▶ Written exercise:
Copy the data that follows, character for character, minus the pictures.

▶ Provided material:
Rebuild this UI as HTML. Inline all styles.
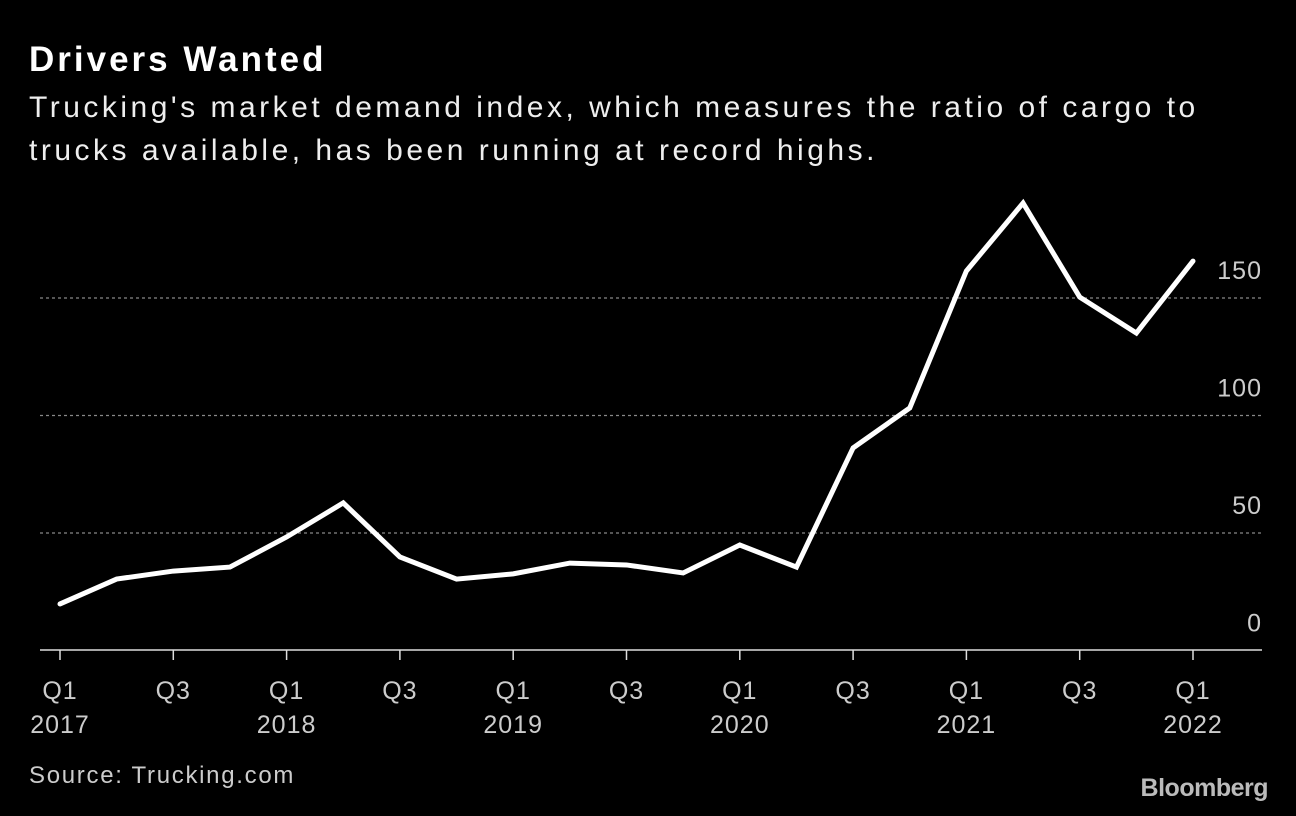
<!DOCTYPE html>
<html><head><meta charset="utf-8"><style>
body{margin:0;background:#000;width:1296px;height:816px;overflow:hidden;font-family:"Liberation Sans",sans-serif;color:#fff}
.t{position:absolute;left:29px;top:40px;font-size:35px;font-weight:bold;letter-spacing:3px}
.s{position:absolute;left:29px;top:86px;font-size:30px;line-height:43px;color:#eee;letter-spacing:3.5px;white-space:nowrap}
.src{position:absolute;left:29px;top:762px;font-size:24px;color:#ccc;letter-spacing:1.7px}
.bb{position:absolute;right:28px;top:774px;font-size:25px;font-weight:bold;color:#bbb;letter-spacing:-0.5px}
</style></head><body>
<div class="t">Drivers Wanted</div>
<div class="s">Trucking's market demand index, which measures the ratio of cargo to<br>trucks available, has been running at record highs.</div>
<svg id="c" width="1296" height="816" style="position:absolute;left:0;top:0"></svg>
<div class="src">Source: Trucking.com</div>
<div class="bb">Bloomberg</div>
<script>
const values=[19.8,30.4,33.8,35.5,48.3,62.8,39.8,30.4,32.6,37.2,36.4,33.0,44.9,35.5,86.2,103.2,161.5,190.4,150.4,135.1,165.7];
const yTicks=[0,50,100,150];
const xLabels=[["Q1","2017"],["Q3",""],["Q1","2018"],["Q3",""],["Q1","2019"],["Q3",""],["Q1","2020"],["Q3",""],["Q1","2021"],["Q3",""],["Q1","2022"]];
const svg=document.getElementById('c');const NS="http://www.w3.org/2000/svg";
const x=i=>60+i*(1193-60)/20;const y=v=>650.5-v*2.35;
function mk(t,a){const e=document.createElementNS(NS,t);for(const k in a)e.setAttribute(k,a[k]);svg.appendChild(e);return e;}
yTicks.forEach(v=>{
 if(v>0){const l=mk('line',{x1:40,x2:1262,y1:y(v),y2:y(v),stroke:'#888','stroke-width':1.3,'stroke-dasharray':'3,3'});
 
 }
 const t=mk('text',{x:1262,y:y(v)-19,'text-anchor':'end',fill:'#ccc','font-size':25,'letter-spacing':1,'font-family':'Liberation Sans, sans-serif'});t.textContent=v;
 
 
});
const ax=mk('line',{x1:40,x2:1262,y1:650,y2:650,stroke:'#ddd','stroke-width':1.5});


xLabels.forEach((lb,k)=>{const i=k*2;
 const tk=mk('line',{x1:x(i),x2:x(i),y1:650,y2:660,stroke:'#ddd','stroke-width':1.5});
 
 
 const t=mk('text',{x:x(i),y:699,'text-anchor':'middle',fill:'#ccc','font-size':25,'letter-spacing':1,'font-family':'Liberation Sans, sans-serif'});t.textContent=lb[0];
 
 
 if(lb[1]){const u=mk('text',{x:x(i),y:733,'text-anchor':'middle',fill:'#ccc','font-size':25,'letter-spacing':1,'font-family':'Liberation Sans, sans-serif'});u.textContent=lb[1];
 
 }
});
const p=mk('polyline',{points:values.map((v,i)=>x(i)+','+y(v)).join(' '),fill:'none',stroke:'#fff','stroke-width':5,'stroke-linejoin':'miter','stroke-linecap':'round'});


</script>
</body></html>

▶ Problem solution:
Rebuild this UI as HTML. Inline all styles.
<!DOCTYPE html>
<html><head><meta charset="utf-8"><style>
body{margin:0;background:#000;width:1296px;height:816px;overflow:hidden;font-family:"Liberation Sans",sans-serif;color:#fff}
.t{position:absolute;left:29px;top:40px;font-size:35px;font-weight:bold;letter-spacing:3px}
.s{position:absolute;left:29px;top:86px;font-size:30px;line-height:43px;color:#eee;letter-spacing:3.5px;white-space:nowrap}
.src{position:absolute;left:29px;top:762px;font-size:24px;color:#ccc;letter-spacing:1.7px}
.bb{position:absolute;right:28px;top:774px;font-size:25px;font-weight:bold;color:#bbb;letter-spacing:-0.5px}
</style></head><body>
<div class="t">Drivers Wanted</div>
<div class="s">Trucking's market demand index, which measures the ratio of cargo to<br>trucks available, has been running at record highs.</div>
<svg id="c" width="1296" height="816" style="position:absolute;left:0;top:0"></svg>
<div class="src">Source: Trucking.com</div>
<div class="bb">Bloomberg</div>
<script>
const values=[19.8,30.4,33.8,35.5,48.3,62.8,39.8,30.4,32.6,37.2,36.4,33.0,44.9,35.5,86.2,103.2,161.5,190.4,150.4,135.1,165.7];
const yTicks=[0,50,100,150];
const xLabels=[["Q1","2017"],["Q3",""],["Q1","2018"],["Q3",""],["Q1","2019"],["Q3",""],["Q1","2020"],["Q3",""],["Q1","2021"],["Q3",""],["Q1","2022"]];
const svg=document.getElementById('c');const NS="http://www.w3.org/2000/svg";
const x=i=>60+i*(1193-60)/20;const y=v=>650.5-v*2.35;
function mk(t,a){const e=document.createElementNS(NS,t);for(const k in a)e.setAttribute(k,a[k]);svg.appendChild(e);return e;}
yTicks.forEach(v=>{
 if(v>0){const l=mk('line',{x1:40,x2:1262,y1:y(v),y2:y(v),stroke:'#888','stroke-width':1.3,'stroke-dasharray':'3,3'});
 
 }
 const t=mk('text',{x:1262,y:y(v)-19,'text-anchor':'end',fill:'#ccc','font-size':25,'letter-spacing':1,'font-family':'Liberation Sans, sans-serif'});t.textContent=v;
 
 
});
const ax=mk('line',{x1:40,x2:1262,y1:650,y2:650,stroke:'#ddd','stroke-width':1.5});


xLabels.forEach((lb,k)=>{const i=k*2;
 const tk=mk('line',{x1:x(i),x2:x(i),y1:650,y2:660,stroke:'#ddd','stroke-width':1.5});
 
 
 const t=mk('text',{x:x(i),y:699,'text-anchor':'middle',fill:'#ccc','font-size':25,'letter-spacing':1,'font-family':'Liberation Sans, sans-serif'});t.textContent=lb[0];
 
 
 if(lb[1]){const u=mk('text',{x:x(i),y:733,'text-anchor':'middle',fill:'#ccc','font-size':25,'letter-spacing':1,'font-family':'Liberation Sans, sans-serif'});u.textContent=lb[1];
 
 }
});
const p=mk('polyline',{points:values.map((v,i)=>x(i)+','+y(v)).join(' '),fill:'none',stroke:'#fff','stroke-width':5,'stroke-linejoin':'miter','stroke-linecap':'round'});


</script>
</body></html>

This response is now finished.